At last it's official: junk pop has taken over the charts.

At last it's official: junk pop has taken over the charts.

A new survey proves – once and for all – the dominance of manufactured boy and girl bands and solo stars. A university study of chart hits over the past 20 years shows 2002 is the worst on record – with only three of this year's No 1 singles by living, "real" artists.

To compile the latest, and – for many – depressing survey, researchers at Napier University, Edinburgh, trawled through a list of No 1 singles stretching back two decades.

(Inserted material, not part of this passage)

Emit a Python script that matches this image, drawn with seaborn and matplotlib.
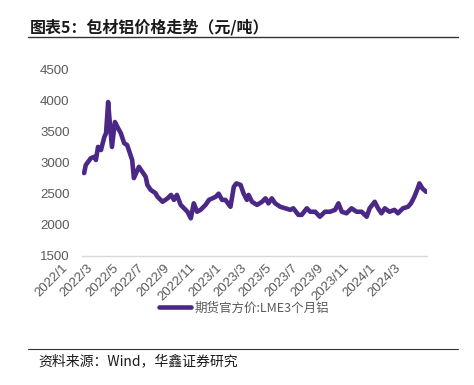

They found that, with the exception of the early 1990s, the heyday of guitar bands like The Happy Mondays, the proportion of manufactured No 1s has risen year on year – to over two-thirds of this year's 22 No 1 singles.

At least seven were released by stars created on TV talent shows. Only six have been by real acts, among them Oasis, rock singer Pink and US rapper Eminem. The others, Elvis Presley, George Harrison and Aaliyah, are all dead.

Last week, Woolworth, WH Smith and Asda even refused to stock the current No 9, "Bunsen Burner", a pastiche of Seventies classic "Disco Inferno", because its singer, 50-year-old John Otway, does not appeal to teenage girls.

Dr Linda Dryden, a senior lecturer in cultural studies at Napier, said: "The elitism that saw manufactured groups sneered at by the likes of NME in the past has largely gone." She said two reasons were the gearing of the market towards "pre-pubescent teenage girls" and the proliferation of "involving" TV talent shows.